- **EXERCISE DIRECTIONS**: Copy all lines that contain the word "page".

- **INPUT FOR THIS TASK**:
━━━━━━━━━━━━━━━━

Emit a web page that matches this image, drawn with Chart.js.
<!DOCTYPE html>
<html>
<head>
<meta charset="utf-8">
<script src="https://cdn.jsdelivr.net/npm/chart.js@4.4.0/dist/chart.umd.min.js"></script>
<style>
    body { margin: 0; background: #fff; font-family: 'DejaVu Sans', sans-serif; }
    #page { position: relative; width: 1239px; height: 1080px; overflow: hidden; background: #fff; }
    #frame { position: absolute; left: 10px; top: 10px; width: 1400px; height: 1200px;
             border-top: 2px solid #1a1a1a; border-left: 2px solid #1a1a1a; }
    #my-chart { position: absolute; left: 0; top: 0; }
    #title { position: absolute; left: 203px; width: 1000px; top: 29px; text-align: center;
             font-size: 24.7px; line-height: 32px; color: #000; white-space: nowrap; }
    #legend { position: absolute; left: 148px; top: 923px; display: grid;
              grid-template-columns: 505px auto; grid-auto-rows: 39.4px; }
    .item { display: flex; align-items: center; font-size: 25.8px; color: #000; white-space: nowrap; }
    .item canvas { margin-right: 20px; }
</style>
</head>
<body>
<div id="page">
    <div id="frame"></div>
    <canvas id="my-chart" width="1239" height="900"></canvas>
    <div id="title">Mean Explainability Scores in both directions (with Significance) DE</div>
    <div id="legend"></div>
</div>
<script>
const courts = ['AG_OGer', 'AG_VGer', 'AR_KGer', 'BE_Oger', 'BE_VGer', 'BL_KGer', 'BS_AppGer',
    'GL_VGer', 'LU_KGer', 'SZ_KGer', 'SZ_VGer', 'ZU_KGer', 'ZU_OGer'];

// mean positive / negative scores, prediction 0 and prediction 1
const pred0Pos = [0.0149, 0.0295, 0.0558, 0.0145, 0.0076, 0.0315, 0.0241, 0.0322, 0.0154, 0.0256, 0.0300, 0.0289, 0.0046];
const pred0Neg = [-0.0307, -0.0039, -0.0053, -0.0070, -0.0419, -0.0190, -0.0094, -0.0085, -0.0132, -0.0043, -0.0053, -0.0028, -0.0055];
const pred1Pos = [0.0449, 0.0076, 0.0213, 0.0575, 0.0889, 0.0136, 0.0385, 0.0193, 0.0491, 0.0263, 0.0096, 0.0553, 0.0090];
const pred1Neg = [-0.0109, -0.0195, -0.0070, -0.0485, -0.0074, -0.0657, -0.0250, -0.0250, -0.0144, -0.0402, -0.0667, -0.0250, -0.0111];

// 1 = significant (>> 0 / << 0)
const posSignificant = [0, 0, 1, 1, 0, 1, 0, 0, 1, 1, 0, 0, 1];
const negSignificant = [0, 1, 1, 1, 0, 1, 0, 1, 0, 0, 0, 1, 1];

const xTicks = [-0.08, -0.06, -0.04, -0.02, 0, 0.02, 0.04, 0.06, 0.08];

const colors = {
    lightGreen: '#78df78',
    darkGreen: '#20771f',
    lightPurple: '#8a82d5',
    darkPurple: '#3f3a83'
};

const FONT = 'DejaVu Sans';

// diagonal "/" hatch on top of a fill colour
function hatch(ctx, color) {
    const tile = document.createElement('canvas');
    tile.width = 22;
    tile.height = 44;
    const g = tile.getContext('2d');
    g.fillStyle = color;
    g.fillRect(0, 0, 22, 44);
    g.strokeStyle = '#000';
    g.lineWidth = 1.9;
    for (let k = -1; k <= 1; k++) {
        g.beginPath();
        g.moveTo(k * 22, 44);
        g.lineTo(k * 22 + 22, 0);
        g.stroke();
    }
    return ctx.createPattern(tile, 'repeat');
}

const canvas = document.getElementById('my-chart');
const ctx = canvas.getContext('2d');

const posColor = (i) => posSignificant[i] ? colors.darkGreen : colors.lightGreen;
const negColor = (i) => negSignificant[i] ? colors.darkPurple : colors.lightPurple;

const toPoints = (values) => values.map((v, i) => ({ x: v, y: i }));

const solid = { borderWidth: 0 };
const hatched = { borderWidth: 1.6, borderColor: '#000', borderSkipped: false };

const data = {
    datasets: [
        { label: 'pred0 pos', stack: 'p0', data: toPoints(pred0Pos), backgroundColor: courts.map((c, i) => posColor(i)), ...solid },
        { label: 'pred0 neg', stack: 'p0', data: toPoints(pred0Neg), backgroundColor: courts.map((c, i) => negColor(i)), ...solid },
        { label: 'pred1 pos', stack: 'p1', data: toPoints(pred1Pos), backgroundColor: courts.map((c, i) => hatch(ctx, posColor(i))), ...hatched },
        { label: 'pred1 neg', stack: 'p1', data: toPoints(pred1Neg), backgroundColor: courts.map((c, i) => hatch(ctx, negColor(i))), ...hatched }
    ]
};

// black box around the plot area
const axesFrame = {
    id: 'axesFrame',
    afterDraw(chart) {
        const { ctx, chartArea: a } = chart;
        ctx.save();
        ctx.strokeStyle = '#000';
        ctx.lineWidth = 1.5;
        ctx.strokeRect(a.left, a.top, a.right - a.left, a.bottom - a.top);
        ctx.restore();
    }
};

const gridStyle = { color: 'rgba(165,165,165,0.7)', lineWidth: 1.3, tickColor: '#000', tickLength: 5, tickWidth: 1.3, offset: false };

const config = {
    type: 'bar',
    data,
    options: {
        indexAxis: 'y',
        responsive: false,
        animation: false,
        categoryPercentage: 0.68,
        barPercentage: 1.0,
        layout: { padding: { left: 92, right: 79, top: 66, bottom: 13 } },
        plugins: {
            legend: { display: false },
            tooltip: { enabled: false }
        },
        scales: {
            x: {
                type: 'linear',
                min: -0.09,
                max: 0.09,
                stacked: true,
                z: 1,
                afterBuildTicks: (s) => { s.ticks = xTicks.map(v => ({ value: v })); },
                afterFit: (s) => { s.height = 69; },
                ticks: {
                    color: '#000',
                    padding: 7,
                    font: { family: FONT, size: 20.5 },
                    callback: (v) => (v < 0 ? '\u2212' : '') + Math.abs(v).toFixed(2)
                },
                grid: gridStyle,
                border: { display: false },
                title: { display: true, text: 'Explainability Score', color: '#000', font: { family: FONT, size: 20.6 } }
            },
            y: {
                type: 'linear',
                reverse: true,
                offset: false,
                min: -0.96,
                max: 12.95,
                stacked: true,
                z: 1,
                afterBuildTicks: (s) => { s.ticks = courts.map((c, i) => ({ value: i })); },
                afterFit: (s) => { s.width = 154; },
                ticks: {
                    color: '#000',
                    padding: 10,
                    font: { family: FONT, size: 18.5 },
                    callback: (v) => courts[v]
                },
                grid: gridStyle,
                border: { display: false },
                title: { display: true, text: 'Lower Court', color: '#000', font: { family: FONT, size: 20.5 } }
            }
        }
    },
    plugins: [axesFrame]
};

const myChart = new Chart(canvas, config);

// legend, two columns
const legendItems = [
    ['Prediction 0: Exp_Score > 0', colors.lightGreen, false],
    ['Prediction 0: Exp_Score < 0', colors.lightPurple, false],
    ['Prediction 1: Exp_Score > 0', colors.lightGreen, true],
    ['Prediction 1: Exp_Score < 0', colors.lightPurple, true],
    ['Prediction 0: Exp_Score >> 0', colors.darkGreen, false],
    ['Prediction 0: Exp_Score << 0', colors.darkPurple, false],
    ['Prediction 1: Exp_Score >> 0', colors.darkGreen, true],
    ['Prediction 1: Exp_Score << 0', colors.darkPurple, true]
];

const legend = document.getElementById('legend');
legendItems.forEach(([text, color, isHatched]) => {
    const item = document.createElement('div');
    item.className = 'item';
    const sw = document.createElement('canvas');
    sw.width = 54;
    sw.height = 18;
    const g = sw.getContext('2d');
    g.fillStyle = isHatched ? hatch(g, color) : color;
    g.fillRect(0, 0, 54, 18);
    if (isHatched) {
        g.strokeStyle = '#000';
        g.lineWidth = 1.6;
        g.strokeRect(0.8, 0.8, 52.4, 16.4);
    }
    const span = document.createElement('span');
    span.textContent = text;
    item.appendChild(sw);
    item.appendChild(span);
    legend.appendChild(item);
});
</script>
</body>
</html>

━━━━━━━━━━━━━━━━

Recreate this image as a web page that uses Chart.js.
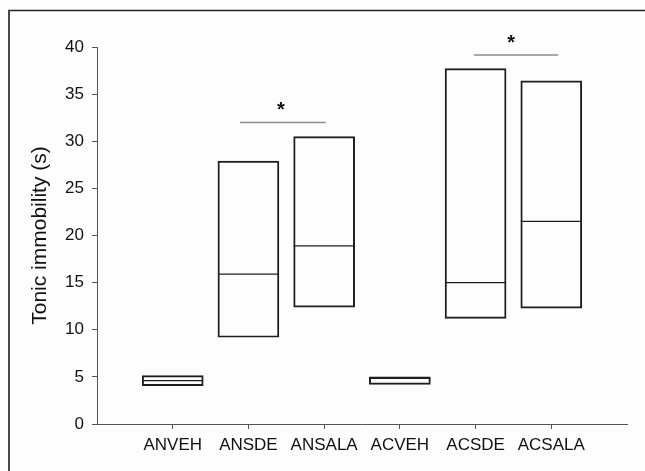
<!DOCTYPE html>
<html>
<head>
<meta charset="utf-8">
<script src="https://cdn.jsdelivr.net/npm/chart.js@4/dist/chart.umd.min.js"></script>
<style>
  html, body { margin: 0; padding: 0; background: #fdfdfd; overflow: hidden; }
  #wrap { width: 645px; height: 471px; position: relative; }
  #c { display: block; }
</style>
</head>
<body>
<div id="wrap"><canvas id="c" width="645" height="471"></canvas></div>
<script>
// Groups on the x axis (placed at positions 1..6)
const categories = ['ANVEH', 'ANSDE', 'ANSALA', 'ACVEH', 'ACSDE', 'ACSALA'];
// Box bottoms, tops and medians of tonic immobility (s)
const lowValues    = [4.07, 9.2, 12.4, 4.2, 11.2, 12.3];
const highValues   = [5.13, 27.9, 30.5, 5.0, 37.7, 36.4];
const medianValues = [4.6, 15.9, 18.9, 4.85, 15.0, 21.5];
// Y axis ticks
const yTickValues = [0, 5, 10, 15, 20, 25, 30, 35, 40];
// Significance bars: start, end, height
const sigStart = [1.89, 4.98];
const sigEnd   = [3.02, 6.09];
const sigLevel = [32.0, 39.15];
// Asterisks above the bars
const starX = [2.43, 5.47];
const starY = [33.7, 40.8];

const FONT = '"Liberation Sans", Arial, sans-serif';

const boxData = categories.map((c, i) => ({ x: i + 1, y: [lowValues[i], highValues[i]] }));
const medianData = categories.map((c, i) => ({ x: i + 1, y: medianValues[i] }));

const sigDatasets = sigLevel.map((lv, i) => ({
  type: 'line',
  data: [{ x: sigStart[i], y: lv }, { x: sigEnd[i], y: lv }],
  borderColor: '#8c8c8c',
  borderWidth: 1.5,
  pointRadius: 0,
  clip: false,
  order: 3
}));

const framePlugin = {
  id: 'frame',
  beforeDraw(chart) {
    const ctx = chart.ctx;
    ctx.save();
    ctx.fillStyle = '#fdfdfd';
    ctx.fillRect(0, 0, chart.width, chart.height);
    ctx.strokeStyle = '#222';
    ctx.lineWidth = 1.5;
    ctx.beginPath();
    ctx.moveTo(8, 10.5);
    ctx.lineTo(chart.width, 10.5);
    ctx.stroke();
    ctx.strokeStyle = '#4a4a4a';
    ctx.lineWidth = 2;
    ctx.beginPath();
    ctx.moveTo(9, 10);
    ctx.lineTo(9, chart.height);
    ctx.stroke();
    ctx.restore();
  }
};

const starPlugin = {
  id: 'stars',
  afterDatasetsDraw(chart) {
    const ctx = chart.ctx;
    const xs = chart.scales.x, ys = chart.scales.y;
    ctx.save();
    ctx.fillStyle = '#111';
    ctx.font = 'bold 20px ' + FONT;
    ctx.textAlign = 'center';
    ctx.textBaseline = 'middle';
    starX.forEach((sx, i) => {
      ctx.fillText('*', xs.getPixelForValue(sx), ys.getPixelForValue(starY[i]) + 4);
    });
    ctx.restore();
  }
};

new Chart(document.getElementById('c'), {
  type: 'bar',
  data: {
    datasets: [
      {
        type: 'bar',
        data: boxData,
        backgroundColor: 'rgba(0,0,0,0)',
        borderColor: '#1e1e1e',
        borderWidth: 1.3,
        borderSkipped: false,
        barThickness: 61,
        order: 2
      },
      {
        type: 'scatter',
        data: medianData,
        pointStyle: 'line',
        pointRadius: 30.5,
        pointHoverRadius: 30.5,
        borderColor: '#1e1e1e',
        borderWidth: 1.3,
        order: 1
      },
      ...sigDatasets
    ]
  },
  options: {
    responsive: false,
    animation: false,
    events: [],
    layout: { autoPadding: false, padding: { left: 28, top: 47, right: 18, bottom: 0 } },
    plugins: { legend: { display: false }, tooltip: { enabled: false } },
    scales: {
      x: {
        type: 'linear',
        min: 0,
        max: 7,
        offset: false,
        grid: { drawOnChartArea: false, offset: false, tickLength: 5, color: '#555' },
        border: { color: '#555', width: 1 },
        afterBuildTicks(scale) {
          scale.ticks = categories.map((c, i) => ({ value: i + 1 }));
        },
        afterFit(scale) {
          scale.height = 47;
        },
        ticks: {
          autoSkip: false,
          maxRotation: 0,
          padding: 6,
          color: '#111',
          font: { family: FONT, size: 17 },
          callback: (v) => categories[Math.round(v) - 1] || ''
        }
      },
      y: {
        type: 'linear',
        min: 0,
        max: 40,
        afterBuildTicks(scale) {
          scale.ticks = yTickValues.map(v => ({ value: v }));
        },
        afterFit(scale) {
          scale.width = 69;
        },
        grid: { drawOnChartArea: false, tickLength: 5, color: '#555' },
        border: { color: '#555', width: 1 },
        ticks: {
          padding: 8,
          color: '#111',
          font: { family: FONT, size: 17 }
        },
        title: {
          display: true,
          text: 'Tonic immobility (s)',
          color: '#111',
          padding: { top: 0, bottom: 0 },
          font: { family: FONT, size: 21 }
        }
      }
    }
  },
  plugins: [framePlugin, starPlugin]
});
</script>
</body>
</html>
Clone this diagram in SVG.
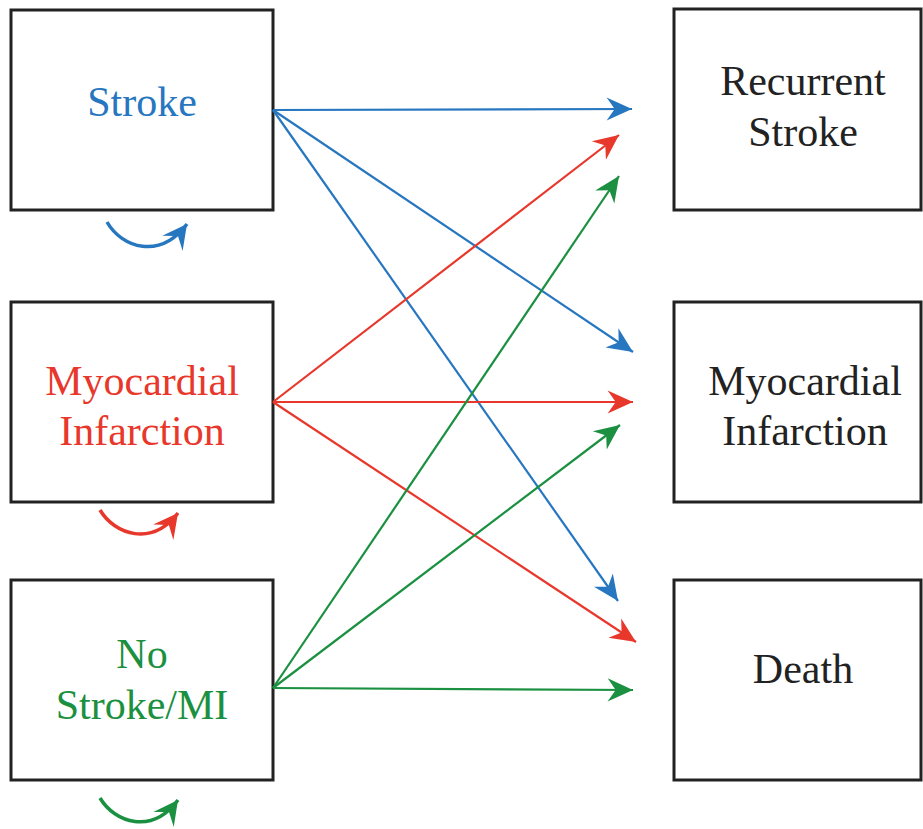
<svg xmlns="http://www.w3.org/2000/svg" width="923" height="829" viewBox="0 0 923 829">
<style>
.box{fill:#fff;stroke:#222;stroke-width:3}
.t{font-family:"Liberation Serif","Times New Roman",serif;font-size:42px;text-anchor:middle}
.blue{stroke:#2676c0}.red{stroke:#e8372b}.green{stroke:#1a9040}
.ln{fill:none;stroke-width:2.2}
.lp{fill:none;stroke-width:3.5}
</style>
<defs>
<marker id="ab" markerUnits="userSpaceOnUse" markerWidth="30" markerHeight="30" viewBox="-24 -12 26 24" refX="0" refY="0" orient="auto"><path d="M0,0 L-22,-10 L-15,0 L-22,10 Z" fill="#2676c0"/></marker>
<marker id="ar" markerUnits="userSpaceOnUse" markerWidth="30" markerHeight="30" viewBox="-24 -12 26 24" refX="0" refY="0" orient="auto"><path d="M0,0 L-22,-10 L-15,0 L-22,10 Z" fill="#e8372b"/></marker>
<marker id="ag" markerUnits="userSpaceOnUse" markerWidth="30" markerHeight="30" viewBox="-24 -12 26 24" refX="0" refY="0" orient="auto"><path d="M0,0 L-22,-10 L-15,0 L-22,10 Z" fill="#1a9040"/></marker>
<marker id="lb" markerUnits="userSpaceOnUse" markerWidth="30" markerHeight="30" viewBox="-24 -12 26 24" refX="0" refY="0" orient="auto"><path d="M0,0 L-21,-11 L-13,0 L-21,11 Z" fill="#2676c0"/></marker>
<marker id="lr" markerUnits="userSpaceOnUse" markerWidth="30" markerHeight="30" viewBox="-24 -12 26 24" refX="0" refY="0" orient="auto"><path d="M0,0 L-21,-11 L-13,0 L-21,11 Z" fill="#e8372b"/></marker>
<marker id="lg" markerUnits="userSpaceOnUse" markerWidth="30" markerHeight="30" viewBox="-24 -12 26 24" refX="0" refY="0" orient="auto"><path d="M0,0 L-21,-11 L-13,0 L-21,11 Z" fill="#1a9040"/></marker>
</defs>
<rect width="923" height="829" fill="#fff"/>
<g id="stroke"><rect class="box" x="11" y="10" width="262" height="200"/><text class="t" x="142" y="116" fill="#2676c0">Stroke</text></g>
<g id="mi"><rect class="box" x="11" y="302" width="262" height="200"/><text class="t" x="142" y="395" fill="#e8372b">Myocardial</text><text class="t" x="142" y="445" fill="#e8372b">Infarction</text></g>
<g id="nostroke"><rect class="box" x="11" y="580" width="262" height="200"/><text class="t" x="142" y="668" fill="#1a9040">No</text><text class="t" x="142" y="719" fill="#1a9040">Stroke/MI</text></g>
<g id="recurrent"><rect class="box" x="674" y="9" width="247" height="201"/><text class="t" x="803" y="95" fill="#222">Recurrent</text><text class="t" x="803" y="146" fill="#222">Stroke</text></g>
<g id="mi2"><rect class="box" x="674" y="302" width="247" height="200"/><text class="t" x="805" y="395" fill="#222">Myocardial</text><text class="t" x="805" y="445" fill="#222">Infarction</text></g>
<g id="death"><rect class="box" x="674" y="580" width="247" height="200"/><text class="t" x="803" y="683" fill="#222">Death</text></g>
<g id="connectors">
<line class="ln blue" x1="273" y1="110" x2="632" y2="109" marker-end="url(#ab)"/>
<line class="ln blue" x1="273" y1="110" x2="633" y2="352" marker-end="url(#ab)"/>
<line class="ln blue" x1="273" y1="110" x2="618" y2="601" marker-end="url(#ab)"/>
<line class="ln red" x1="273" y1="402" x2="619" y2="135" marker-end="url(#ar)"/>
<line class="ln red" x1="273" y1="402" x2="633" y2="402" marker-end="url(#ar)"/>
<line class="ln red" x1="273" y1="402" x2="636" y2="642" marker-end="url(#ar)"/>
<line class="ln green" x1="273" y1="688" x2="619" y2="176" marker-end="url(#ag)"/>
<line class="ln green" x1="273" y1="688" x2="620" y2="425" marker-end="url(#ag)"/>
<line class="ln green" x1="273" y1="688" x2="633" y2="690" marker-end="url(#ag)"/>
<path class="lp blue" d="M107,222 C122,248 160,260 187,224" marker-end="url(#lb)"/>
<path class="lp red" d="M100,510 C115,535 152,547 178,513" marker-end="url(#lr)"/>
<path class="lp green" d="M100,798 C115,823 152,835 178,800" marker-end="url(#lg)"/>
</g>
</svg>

━━━━━━━━━━━━━━━━

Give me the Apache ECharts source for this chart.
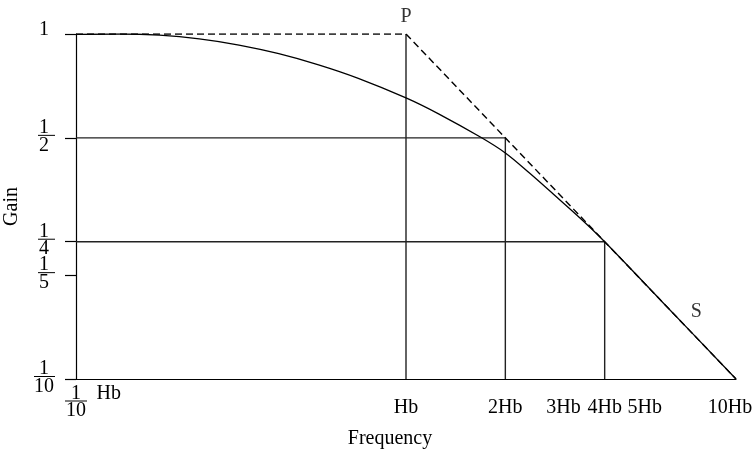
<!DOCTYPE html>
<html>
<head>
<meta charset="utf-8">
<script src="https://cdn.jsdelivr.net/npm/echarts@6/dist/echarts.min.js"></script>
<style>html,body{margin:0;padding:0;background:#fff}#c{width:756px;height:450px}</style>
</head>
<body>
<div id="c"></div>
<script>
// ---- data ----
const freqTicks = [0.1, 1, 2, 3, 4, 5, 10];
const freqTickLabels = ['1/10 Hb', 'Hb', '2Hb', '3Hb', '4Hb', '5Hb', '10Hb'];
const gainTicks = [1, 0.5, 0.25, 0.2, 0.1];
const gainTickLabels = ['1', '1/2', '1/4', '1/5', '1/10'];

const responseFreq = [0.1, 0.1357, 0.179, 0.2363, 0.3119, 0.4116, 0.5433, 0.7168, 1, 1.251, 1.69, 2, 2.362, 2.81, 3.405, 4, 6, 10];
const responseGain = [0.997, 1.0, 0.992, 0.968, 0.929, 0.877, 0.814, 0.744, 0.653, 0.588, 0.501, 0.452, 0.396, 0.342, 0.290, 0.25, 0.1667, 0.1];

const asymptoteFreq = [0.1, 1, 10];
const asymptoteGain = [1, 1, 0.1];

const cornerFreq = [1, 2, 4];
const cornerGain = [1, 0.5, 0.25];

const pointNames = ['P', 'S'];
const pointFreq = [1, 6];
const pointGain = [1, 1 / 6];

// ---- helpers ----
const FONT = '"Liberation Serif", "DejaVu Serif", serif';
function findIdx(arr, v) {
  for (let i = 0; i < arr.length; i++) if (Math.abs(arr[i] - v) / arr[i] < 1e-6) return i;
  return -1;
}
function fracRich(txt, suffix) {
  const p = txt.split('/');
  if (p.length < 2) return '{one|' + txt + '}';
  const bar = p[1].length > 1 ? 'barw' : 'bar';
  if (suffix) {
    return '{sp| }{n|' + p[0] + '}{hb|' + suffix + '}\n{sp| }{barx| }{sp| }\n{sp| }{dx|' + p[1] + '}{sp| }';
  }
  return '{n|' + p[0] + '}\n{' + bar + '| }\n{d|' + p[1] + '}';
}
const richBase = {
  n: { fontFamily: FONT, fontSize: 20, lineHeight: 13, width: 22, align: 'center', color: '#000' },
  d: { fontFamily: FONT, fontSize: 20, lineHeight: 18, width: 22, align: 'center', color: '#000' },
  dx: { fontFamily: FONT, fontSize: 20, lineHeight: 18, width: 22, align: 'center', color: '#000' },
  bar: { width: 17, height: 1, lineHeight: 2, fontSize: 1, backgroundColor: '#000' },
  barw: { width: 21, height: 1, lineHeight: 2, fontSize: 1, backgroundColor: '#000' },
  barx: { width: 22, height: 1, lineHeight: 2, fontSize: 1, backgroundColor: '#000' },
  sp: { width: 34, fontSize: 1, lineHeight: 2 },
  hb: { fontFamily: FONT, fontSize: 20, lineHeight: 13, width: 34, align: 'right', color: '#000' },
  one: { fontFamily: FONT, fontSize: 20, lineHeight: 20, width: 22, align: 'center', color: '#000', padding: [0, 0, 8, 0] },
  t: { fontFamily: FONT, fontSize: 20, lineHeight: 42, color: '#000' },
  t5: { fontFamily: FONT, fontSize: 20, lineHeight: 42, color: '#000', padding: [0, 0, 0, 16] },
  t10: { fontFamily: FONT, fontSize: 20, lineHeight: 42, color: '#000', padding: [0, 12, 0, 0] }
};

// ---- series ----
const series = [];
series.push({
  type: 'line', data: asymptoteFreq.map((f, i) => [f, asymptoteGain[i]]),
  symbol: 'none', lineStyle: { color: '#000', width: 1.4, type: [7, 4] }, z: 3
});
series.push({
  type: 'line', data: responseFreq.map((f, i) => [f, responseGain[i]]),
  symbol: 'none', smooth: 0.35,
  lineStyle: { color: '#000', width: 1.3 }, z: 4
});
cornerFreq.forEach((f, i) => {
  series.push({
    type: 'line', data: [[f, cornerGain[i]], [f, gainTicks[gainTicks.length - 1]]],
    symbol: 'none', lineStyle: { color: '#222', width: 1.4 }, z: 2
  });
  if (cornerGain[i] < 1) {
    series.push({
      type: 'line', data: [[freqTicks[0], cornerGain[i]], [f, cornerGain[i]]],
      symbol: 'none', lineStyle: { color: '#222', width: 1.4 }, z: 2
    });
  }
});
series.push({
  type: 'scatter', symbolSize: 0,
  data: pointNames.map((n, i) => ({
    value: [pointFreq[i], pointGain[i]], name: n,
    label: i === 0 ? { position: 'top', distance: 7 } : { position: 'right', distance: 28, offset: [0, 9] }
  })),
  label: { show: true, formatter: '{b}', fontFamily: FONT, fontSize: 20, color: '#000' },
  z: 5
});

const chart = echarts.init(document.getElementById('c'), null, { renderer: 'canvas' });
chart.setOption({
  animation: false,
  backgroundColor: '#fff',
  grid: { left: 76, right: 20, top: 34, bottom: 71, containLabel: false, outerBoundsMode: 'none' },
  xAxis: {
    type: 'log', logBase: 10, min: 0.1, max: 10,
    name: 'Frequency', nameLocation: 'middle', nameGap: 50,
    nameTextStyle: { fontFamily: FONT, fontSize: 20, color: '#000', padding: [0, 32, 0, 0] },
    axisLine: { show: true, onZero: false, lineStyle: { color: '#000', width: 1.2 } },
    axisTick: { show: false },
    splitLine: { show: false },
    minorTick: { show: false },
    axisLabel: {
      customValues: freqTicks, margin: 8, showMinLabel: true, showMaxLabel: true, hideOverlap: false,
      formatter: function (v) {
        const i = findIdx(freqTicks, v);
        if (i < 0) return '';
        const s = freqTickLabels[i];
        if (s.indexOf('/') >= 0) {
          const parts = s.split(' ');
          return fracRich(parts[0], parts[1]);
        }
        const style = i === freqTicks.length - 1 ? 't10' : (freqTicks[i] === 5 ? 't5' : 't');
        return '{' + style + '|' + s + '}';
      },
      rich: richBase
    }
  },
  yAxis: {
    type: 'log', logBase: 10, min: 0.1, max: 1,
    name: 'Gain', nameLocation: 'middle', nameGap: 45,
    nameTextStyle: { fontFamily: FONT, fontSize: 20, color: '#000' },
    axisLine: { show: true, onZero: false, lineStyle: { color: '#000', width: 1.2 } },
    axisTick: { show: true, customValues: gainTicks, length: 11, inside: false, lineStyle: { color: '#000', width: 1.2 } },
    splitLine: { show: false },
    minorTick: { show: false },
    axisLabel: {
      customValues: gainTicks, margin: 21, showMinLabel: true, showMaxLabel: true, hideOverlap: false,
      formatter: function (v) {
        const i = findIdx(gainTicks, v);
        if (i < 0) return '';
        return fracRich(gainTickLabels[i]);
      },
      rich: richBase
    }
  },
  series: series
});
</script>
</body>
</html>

━━━━━━━━━━━━━━━━

- **CORRECT ANSWER**:
Emit a web page that matches this image, drawn with Chart.js.
    #page { position: relative; width: 1239px; height: 1080px; overflow: hidden; background: #fff; }
<div id="page">
Recreate this image as a web page that uses Chart.js.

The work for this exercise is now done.